Your instructions: Copy each line of the data below exactly, leaving out pictures.

Information shown:
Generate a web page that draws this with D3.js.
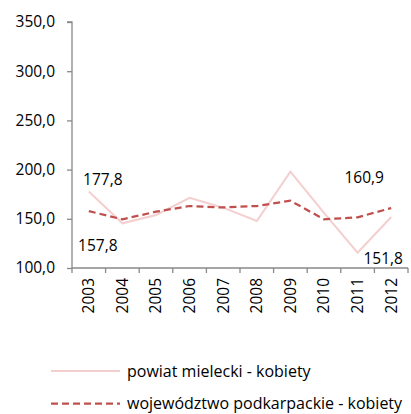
<!DOCTYPE html>
<html>
<head>
<meta charset="utf-8">
<script src="https://cdn.jsdelivr.net/npm/d3@7"></script>
<style>
  html, body { margin: 0; padding: 0; background: #fff; }
  svg { display: block; font-family: "Open Sans", sans-serif; }
</style>
</head>
<body>
<svg id="chart" width="411" height="414"></svg>
<script>
// Years on the category axis
const years = ["2003", "2004", "2005", "2006", "2007", "2008", "2009", "2010", "2011", "2012"];
// Series values
const powiat = [177.8, 145.4, 153.9, 171.4, 161.3, 147.8, 197.9, 156.0, 115.5, 151.8];
const wojewodztwo = [157.8, 149.5, 157.2, 163.0, 161.5, 163.0, 168.4, 149.5, 151.5, 160.9];
// Series names
const seriesNames = ["powiat mielecki - kobiety", "województwo podkarpackie - kobiety"];
// Value axis ticks
const yTicks = [100, 150, 200, 250, 300, 350];
// Values written next to the first and last points
const labelled = [
  { series: 0, index: 0, value: 177.8, dx: 14, dy: -6 },
  { series: 1, index: 0, value: 157.8, dx: 9, dy: 40 },
  { series: 1, index: 9, value: 160.9, dx: -27, dy: -25 },
  { series: 0, index: 9, value: 151.8, dx: -8, dy: 47 }
];

const fmt = v => d3.format(".1f")(v).replace(".", ",");
const colors = ["#f4cfcf", "#c0504d"];
const fontSize = "15.5px";

const svg = d3.select("#chart");
const plotLeft = 72, plotRight = 408, plotTop = 22, plotBottom = 268;

const x = d3.scaleBand().domain(years).range([plotLeft, plotRight]);
const y = d3.scaleLinear().domain([100, 350]).range([plotBottom, plotTop]);

// Value axis
const yAxis = svg.append("g")
  .attr("transform", `translate(${plotLeft},0)`)
  .call(d3.axisLeft(y).tickValues(yTicks).tickSize(5).tickPadding(12).tickFormat(fmt));
// Category axis
const xAxis = svg.append("g")
  .attr("transform", `translate(0,${plotBottom})`)
  .call(d3.axisBottom(x).tickSize(0).tickFormat(d => d));

[yAxis, xAxis].forEach(g => {
  g.select(".domain").attr("stroke", "#898989").attr("stroke-width", 1.3);
  g.selectAll(".tick line").attr("stroke", "#898989").attr("stroke-width", 1.3);
  g.selectAll("text").attr("fill", "#000").style("font-size", fontSize)
    .style("font-family", "'Open Sans', sans-serif");
});
yAxis.select(".domain").attr("d", `M-5,${plotTop}H0V${plotBottom}`);
xAxis.select(".domain").attr("d", `M${plotLeft},0H${plotRight}`);

// Tick marks between categories
xAxis.selectAll(".sep")
  .data(d3.range(years.length + 1))
  .join("line")
  .attr("class", "sep")
  .attr("x1", i => plotLeft + i * x.step())
  .attr("x2", i => plotLeft + i * x.step())
  .attr("y1", 0).attr("y2", 5)
  .attr("stroke", "#898989").attr("stroke-width", 1.3);

xAxis.selectAll(".tick text")
  .attr("transform", "rotate(-90)")
  .attr("text-anchor", "end")
  .attr("x", -10)
  .attr("y", 0)
  .attr("dy", "0.35em");

// Lines
const cx = d => x(d) + x.bandwidth() / 2;
const line = d3.line().x((d, i) => cx(years[i])).y(d => y(d));

svg.append("path").datum(powiat)
  .attr("d", line).attr("fill", "none")
  .attr("stroke", colors[0]).attr("stroke-width", 2);

svg.append("path").datum(wojewodztwo)
  .attr("d", line).attr("fill", "none")
  .attr("stroke", colors[1]).attr("stroke-width", 2.25)
  .attr("stroke-dasharray", "7,4");

// Value labels
const allSeries = [powiat, wojewodztwo];
svg.selectAll(".vlabel")
  .data(labelled)
  .join("text")
  .attr("class", "vlabel")
  .attr("x", d => cx(years[d.index]) + d.dx)
  .attr("y", d => y(allSeries[d.series][d.index]) + d.dy)
  .attr("text-anchor", "middle")
  .style("font-size", fontSize)
  .attr("fill", "#000")
  .text(d => fmt(d.value));

// Legend
const legend = svg.append("g");
const legendRows = [
  { name: seriesNames[0], y: 371, color: colors[0], dash: null, w: 2 },
  { name: seriesNames[1], y: 403.5, color: colors[1], dash: "7,4", w: 2.25 }
];
legendRows.forEach(r => {
  legend.append("line")
    .attr("x1", 51).attr("x2", 120)
    .attr("y1", r.y).attr("y2", r.y)
    .attr("stroke", r.color).attr("stroke-width", r.w)
    .attr("stroke-dasharray", r.dash);
  legend.append("text")
    .attr("x", 127).attr("y", r.y)
    .attr("dy", "0.35em")
    .style("font-size", "16px")
    .attr("fill", "#000")
    .text(r.name);
});
</script>
</body>
</html>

Result of the task:
Generate a web page that draws this with D3.js.
<!DOCTYPE html>
<html>
<head>
<meta charset="utf-8">
<script src="https://cdn.jsdelivr.net/npm/d3@7"></script>
<style>
  html, body { margin: 0; padding: 0; background: #fff; }
  svg { display: block; font-family: "Open Sans", sans-serif; }
</style>
</head>
<body>
<svg id="chart" width="411" height="414"></svg>
<script>
// Years on the category axis
const years = ["2003", "2004", "2005", "2006", "2007", "2008", "2009", "2010", "2011", "2012"];
// Series values
const powiat = [177.8, 145.4, 153.9, 171.4, 161.3, 147.8, 197.9, 156.0, 115.5, 151.8];
const wojewodztwo = [157.8, 149.5, 157.2, 163.0, 161.5, 163.0, 168.4, 149.5, 151.5, 160.9];
// Series names
const seriesNames = ["powiat mielecki - kobiety", "województwo podkarpackie - kobiety"];
// Value axis ticks
const yTicks = [100, 150, 200, 250, 300, 350];
// Values written next to the first and last points
const labelled = [
  { series: 0, index: 0, value: 177.8, dx: 14, dy: -6 },
  { series: 1, index: 0, value: 157.8, dx: 9, dy: 40 },
  { series: 1, index: 9, value: 160.9, dx: -27, dy: -25 },
  { series: 0, index: 9, value: 151.8, dx: -8, dy: 47 }
];

const fmt = v => d3.format(".1f")(v).replace(".", ",");
const colors = ["#f4cfcf", "#c0504d"];
const fontSize = "15.5px";

const svg = d3.select("#chart");
const plotLeft = 72, plotRight = 408, plotTop = 22, plotBottom = 268;

const x = d3.scaleBand().domain(years).range([plotLeft, plotRight]);
const y = d3.scaleLinear().domain([100, 350]).range([plotBottom, plotTop]);

// Value axis
const yAxis = svg.append("g")
  .attr("transform", `translate(${plotLeft},0)`)
  .call(d3.axisLeft(y).tickValues(yTicks).tickSize(5).tickPadding(12).tickFormat(fmt));
// Category axis
const xAxis = svg.append("g")
  .attr("transform", `translate(0,${plotBottom})`)
  .call(d3.axisBottom(x).tickSize(0).tickFormat(d => d));

[yAxis, xAxis].forEach(g => {
  g.select(".domain").attr("stroke", "#898989").attr("stroke-width", 1.3);
  g.selectAll(".tick line").attr("stroke", "#898989").attr("stroke-width", 1.3);
  g.selectAll("text").attr("fill", "#000").style("font-size", fontSize)
    .style("font-family", "'Open Sans', sans-serif");
});
yAxis.select(".domain").attr("d", `M-5,${plotTop}H0V${plotBottom}`);
xAxis.select(".domain").attr("d", `M${plotLeft},0H${plotRight}`);

// Tick marks between categories
xAxis.selectAll(".sep")
  .data(d3.range(years.length + 1))
  .join("line")
  .attr("class", "sep")
  .attr("x1", i => plotLeft + i * x.step())
  .attr("x2", i => plotLeft + i * x.step())
  .attr("y1", 0).attr("y2", 5)
  .attr("stroke", "#898989").attr("stroke-width", 1.3);

xAxis.selectAll(".tick text")
  .attr("transform", "rotate(-90)")
  .attr("text-anchor", "end")
  .attr("x", -10)
  .attr("y", 0)
  .attr("dy", "0.35em");

// Lines
const cx = d => x(d) + x.bandwidth() / 2;
const line = d3.line().x((d, i) => cx(years[i])).y(d => y(d));

svg.append("path").datum(powiat)
  .attr("d", line).attr("fill", "none")
  .attr("stroke", colors[0]).attr("stroke-width", 2);

svg.append("path").datum(wojewodztwo)
  .attr("d", line).attr("fill", "none")
  .attr("stroke", colors[1]).attr("stroke-width", 2.25)
  .attr("stroke-dasharray", "7,4");

// Value labels
const allSeries = [powiat, wojewodztwo];
svg.selectAll(".vlabel")
  .data(labelled)
  .join("text")
  .attr("class", "vlabel")
  .attr("x", d => cx(years[d.index]) + d.dx)
  .attr("y", d => y(allSeries[d.series][d.index]) + d.dy)
  .attr("text-anchor", "middle")
  .style("font-size", fontSize)
  .attr("fill", "#000")
  .text(d => fmt(d.value));

// Legend
const legend = svg.append("g");
const legendRows = [
  { name: seriesNames[0], y: 371, color: colors[0], dash: null, w: 2 },
  { name: seriesNames[1], y: 403.5, color: colors[1], dash: "7,4", w: 2.25 }
];
legendRows.forEach(r => {
  legend.append("line")
    .attr("x1", 51).attr("x2", 120)
    .attr("y1", r.y).attr("y2", r.y)
    .attr("stroke", r.color).attr("stroke-width", r.w)
    .attr("stroke-dasharray", r.dash);
  legend.append("text")
    .attr("x", 127).attr("y", r.y)
    .attr("dy", "0.35em")
    .style("font-size", "16px")
    .attr("fill", "#000")
    .text(r.name);
});
</script>
</body>
</html>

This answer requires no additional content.